My Modem is a Thomson Speedtouch and is connected to my coputer through a USB port.

Can anyone help?


----------



## TerryNet

Try the IP address of the modem.


----------



## jasonsmith

Where can i find the IP address of the modem?


----------



## TerryNet

Now, that depends. If your modem is actually a modem/router combo, and not in bridged mode, its address should be the gateway IP when you run ipconfig (in a Command Prompt window). And the user guide will usually give the default address.

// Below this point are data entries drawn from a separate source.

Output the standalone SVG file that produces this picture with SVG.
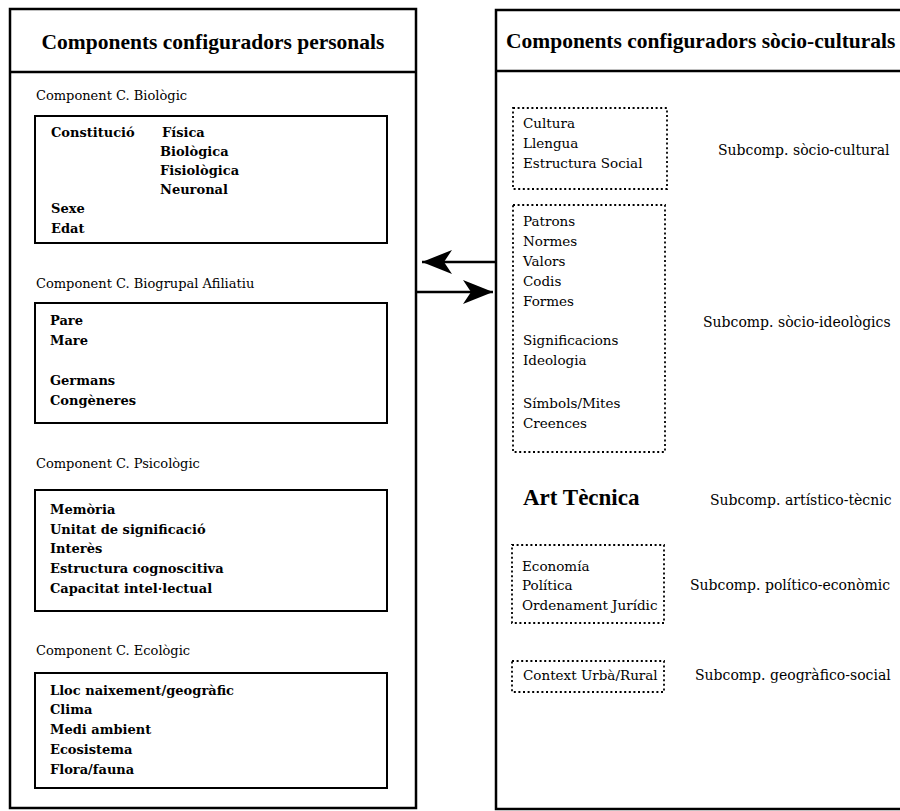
<svg xmlns="http://www.w3.org/2000/svg" width="900" height="811" viewBox="0 0 900 811">
<defs>
<style>
.panel{fill:none;stroke:#000;stroke-width:2.5}
.solid{fill:none;stroke:#000;stroke-width:2}
.dotted{fill:none;stroke:#000;stroke-width:1.8;stroke-dasharray:2 2.6}
.title{font-family:"Liberation Serif","Times New Roman",serif;font-weight:bold;font-size:21.5px;fill:#000}
.lbl{font-family:"DejaVu Serif",serif;font-size:13px;fill:#000}
.item{font-family:"DejaVu Serif",serif;font-size:13px;font-weight:bold;fill:#000}
.ritem{font-family:"DejaVu Serif",serif;font-size:13.5px;fill:#000}
.sub{font-family:"DejaVu Serif",serif;font-size:14px;fill:#000}
.big{font-family:"Liberation Serif","Times New Roman",serif;font-weight:bold;font-size:23px;fill:#000}
.conn{stroke:#000;stroke-width:2.5;fill:none}
</style>
<marker id="barb" markerUnits="userSpaceOnUse" markerWidth="32" markerHeight="26" refX="30" refY="13" orient="auto">
<path d="M0,1 L30,13 L0,25 L8,13 Z" fill="#000"/>
</marker>
</defs>
<rect width="900" height="811" fill="#fff"/>

<g id="personal-panel">
<rect class="panel" x="10" y="9" width="406" height="799"/>
<line class="panel" x1="10" y1="72" x2="416" y2="72"/>
<text class="title" x="213" y="49" text-anchor="middle">Components configuradors personals</text>
</g>

<g id="biologic">
<text class="lbl" x="36" y="100">Component C. Biològic</text>
<rect class="solid" x="35" y="116" width="352" height="127"/>
<text class="item" x="51" y="137">Constitució</text>
<text class="item" x="162" y="137">Física</text>
<text class="item" x="160" y="156">Biològica</text>
<text class="item" x="160" y="175">Fisiològica</text>
<text class="item" x="160" y="194">Neuronal</text>
<text class="item" x="51" y="213">Sexe</text>
<text class="item" x="51" y="233">Edat</text>
</g>

<g id="biogrupal">
<text class="lbl" x="36" y="288">Component C. Biogrupal Afiliatiu</text>
<rect class="solid" x="35" y="303" width="352" height="120"/>
<text class="item" x="50" y="325">Pare</text>
<text class="item" x="50" y="345">Mare</text>
<text class="item" x="50" y="385">Germans</text>
<text class="item" x="50" y="405">Congèneres</text>
</g>

<g id="psicologic">
<text class="lbl" x="36" y="468">Component C. Psicològic</text>
<rect class="solid" x="35" y="490" width="352" height="121"/>
<text class="item" x="50" y="514">Memòria</text>
<text class="item" x="50" y="534">Unitat de significació</text>
<text class="item" x="50" y="553">Interès</text>
<text class="item" x="50" y="573">Estructura cognoscitiva</text>
<text class="item" x="50" y="593">Capacitat intel·lectual</text>
</g>

<g id="ecologic">
<text class="lbl" x="36" y="655">Component C. Ecològic</text>
<rect class="solid" x="35" y="673" width="352" height="115"/>
<text class="item" x="50" y="695">Lloc naixement/geogràfic</text>
<text class="item" x="50" y="714">Clima</text>
<text class="item" x="50" y="734">Medi ambient</text>
<text class="item" x="50" y="754">Ecosistema</text>
<text class="item" x="50" y="774">Flora/fauna</text>
</g>

<g id="sociocultural-panel">
<rect class="panel" x="496" y="10" width="420" height="799"/>
<line class="panel" x1="496" y1="71" x2="900" y2="71"/>
<text class="title" x="506" y="48">Components configuradors sòcio-culturals</text>
</g>

<g id="subcomp-socio-cultural">
<rect class="dotted" x="513" y="108" width="154" height="81"/>
<text class="ritem" x="523" y="128">Cultura</text>
<text class="ritem" x="523" y="148">Llengua</text>
<text class="ritem" x="523" y="168">Estructura Social</text>
<text class="sub" x="718" y="155">Subcomp. sòcio-cultural</text>
</g>

<g id="subcomp-socio-ideologic">
<rect class="dotted" x="513" y="205" width="152" height="247"/>
<text class="ritem" x="523" y="226">Patrons</text>
<text class="ritem" x="523" y="246">Normes</text>
<text class="ritem" x="523" y="266">Valors</text>
<text class="ritem" x="523" y="286">Codis</text>
<text class="ritem" x="523" y="306">Formes</text>
<text class="ritem" x="523" y="345">Significacions</text>
<text class="ritem" x="523" y="365">Ideologia</text>
<text class="ritem" x="523" y="408">Símbols/Mites</text>
<text class="ritem" x="523" y="428">Creences</text>
<text class="sub" x="703" y="327">Subcomp. sòcio-ideològics</text>
</g>

<g id="subcomp-artistic-tecnic">
<text class="big" x="523" y="505">Art Tècnica</text>
<text class="sub" x="710" y="505">Subcomp. artístico-tècnic</text>
</g>

<g id="subcomp-politic-economic">
<rect class="dotted" x="512" y="545" width="152" height="78"/>
<text class="ritem" x="522" y="571">Economía</text>
<text class="ritem" x="522" y="590">Política</text>
<text class="ritem" x="522" y="610">Ordenament Jurídic</text>
<text class="sub" x="690" y="590">Subcomp. político-econòmic</text>
</g>

<g id="subcomp-geografic-social">
<rect class="dotted" x="512" y="661" width="152" height="31"/>
<text class="ritem" x="523" y="680">Context Urbà/Rural</text>
<text class="sub" x="695" y="680">Subcomp. geogràfico-social</text>
</g>

<g id="connectors">
<line class="conn" x1="497" y1="262" x2="422" y2="262" marker-end="url(#barb)"/>
<line class="conn" x1="416" y1="292" x2="493" y2="292" marker-end="url(#barb)"/>
</g>
</svg>
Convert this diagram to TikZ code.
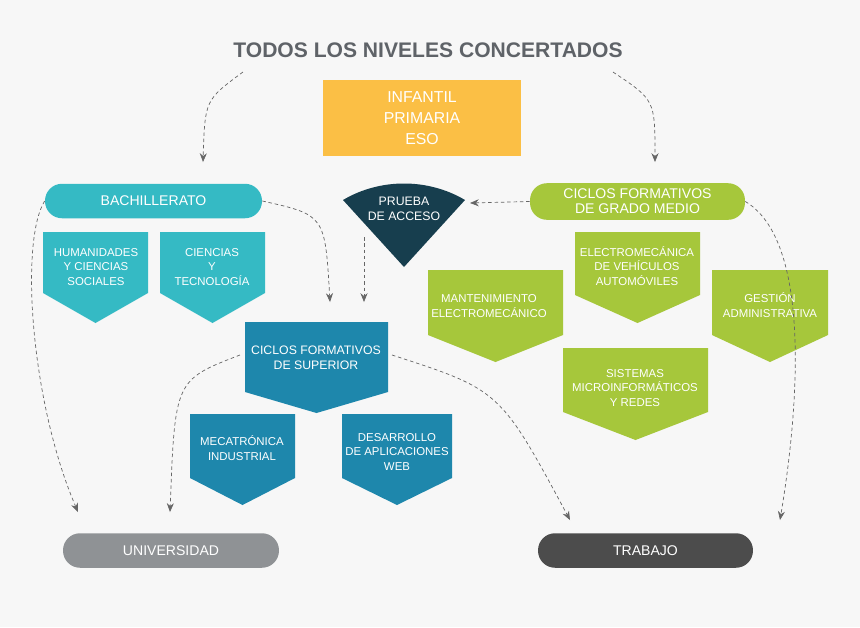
\documentclass[tikz,border=0pt]{standalone}
\usepackage{fontspec}
\setmainfont{Liberation Sans}
\usetikzlibrary{arrows.meta}
\definecolor{teal}{HTML}{35BAC4}
\definecolor{azul}{HTML}{1E87AC}
\definecolor{verde}{HTML}{A6C73B}
\definecolor{oscuro}{HTML}{173E4E}
\definecolor{amarillo}{HTML}{FBBF45}
\definecolor{titulo}{HTML}{5F6368}
\newcommand{\pentagono}[6]{\fill[#6] (#1,#2) -- (#3,#2) -- (#3,#5) -- ({(#1+#3)/2},#4) -- (#1,#5) -- cycle;}
\begin{document}
\begin{tikzpicture}[
	x = 0.02cm, y = -0.02cm,
	> = {Stealth[length=5pt,width=4pt]},
	txt/.style={text=white, align=center, font=\fontsize{6.5}{8.3}\selectfont},
	pill/.style={txt, rounded corners=0.34cm, minimum height=0.69cm, font=\fontsize{8}{8.5}\selectfont},
	flecha/.style={->, draw=gray!80!black, dashed, dash pattern=on 2pt off 1.6pt, thin},
	]
	\fill[white!97!black] (0,0) rectangle (860,627);
	\useasboundingbox (0,0) rectangle (860,627);

	% Title and first block
	\node[text=titulo, font=\bfseries\fontsize{12}{14}\selectfont] (tit) at (428,50) {TODOS LOS NIVELES CONCERTADOS};
	\node[fill=amarillo, txt, font=\fontsize{9}{12}\selectfont, minimum width=3.96cm, minimum height=1.52cm] (inf) at (422,118) {INFANTIL\\PRIMARIA\\ESO};

	% Pills
	\node[pill, fill=teal, minimum width=4.34cm] (bach) at (153.5,201) {BACHILLERATO};
	\node[pill, fill=verde, minimum width=4.3cm] (medio) at (637.5,201.5) {CICLOS FORMATIVOS\\DE GRADO MEDIO};
	\node[pill, fill=titulo!70!white, minimum width=4.32cm] (uni) at (171,550.5) {UNIVERSIDAD};
	\node[pill, fill=black!70, minimum width=4.3cm] (trab) at (645.5,550.5) {TRABAJO};

	% Shapes
	\fill[oscuro] (343,200) .. controls (380,178) and (428,178) .. (465,200) -- (404,267) -- cycle;
	\node[txt, font=\fontsize{7}{8.5}\selectfont] (prueba) at (404,209) {PRUEBA\\DE ACCESO};
	\pentagono{43}{232}{148}{323}{293}{teal}
	\pentagono{160}{232}{265}{323}{293}{teal}
	\pentagono{245}{322}{388}{413}{392}{azul}
	\pentagono{190}{414}{295}{505}{478}{azul}
	\pentagono{342}{414}{452}{505}{478}{azul}
	\pentagono{428}{270}{563}{362}{335}{verde}
	\pentagono{575}{232}{700}{323}{295}{verde}
	\pentagono{712}{270}{828}{362}{335}{verde}
	\pentagono{563}{348}{708}{440}{412}{verde}

	% Texts
	\node[txt] (hum) at (96,267) {HUMANIDADES\\Y CIENCIAS\\SOCIALES};
	\node[txt] (cie) at (212,267) {CIENCIAS\\Y\\TECNOLOGÍA};
	\node[txt, font=\fontsize{7}{8.5}\selectfont] (sup) at (316,358) {CICLOS FORMATIVOS\\DE SUPERIOR};
	\node[txt] (meca) at (242,448) {MECATRÓNICA\\INDUSTRIAL};
	\node[txt] (web) at (397,452) {DESARROLLO\\DE APLICACIONES\\WEB};
	\node[txt] (mant) at (489,306) {MANTENIMIENTO\\ELECTROMECÁNICO};
	\node[txt] (elec) at (637,266) {ELECTROMECÁNICA\\DE VEHÍCULOS\\AUTOMÓVILES};
	\node[txt] (gest) at (770,305) {GESTIÓN\\ADMINISTRATIVA};
	\node[txt] (sis) at (635,388) {SISTEMAS\\MICROINFORMÁTICOS\\Y REDES};

	% Arrows
	\draw[flecha] (243,72) .. controls (205,100) .. (203,162);
	\draw[flecha] (613,72) .. controls (655,100) .. (655,162);
	\draw[flecha] (bach.east) .. controls (325,215) .. (330,302);
	\draw[flecha] (364,237) -- (364,302);
	\draw[flecha] (medio.west) -- (470,203);
	\draw[flecha] (bach.west) .. controls (20,240) and (30,400) .. (78,512);
	\draw[flecha] (240,355) .. controls (175,380) .. (170,512);
	\draw[flecha] (392,355) .. controls (500,390) .. (570,520);
	\draw[flecha] (medio.east) .. controls (810,240) and (800,400) .. (780,520);
\end{tikzpicture}
\end{document}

If it is truly just a modem, good luck. My Motorola SB4200 is 192.168.100.1. Don't know if that is any kind of standard or not. The one time I called tech support the guy gave me that address.


----------



## DNC

The documentation that came with the router will definately contain it, but they're usually something like

http://192.168.100.1/
http://192.168.1.100/
http://192.168.1.1/


----------



## Carey934

Click Start, click Run, type CMD and press enter.

Type IPCONFIG and hit enter.

The gateway address is your modem/router. Open your browser and type in the gateway address to login to your modem/router.


----------



## jasonsmith

Thanks for all your help


----------



## TerryNet

You're welcome, of course. But please update us; modem or modem/router? Can you now access it?

And if you're all good now, please mark this 'Solved' using the Thread Tools at the upper right.

And if you need more help please give us the model number of that Thomson Speedtouch.


----------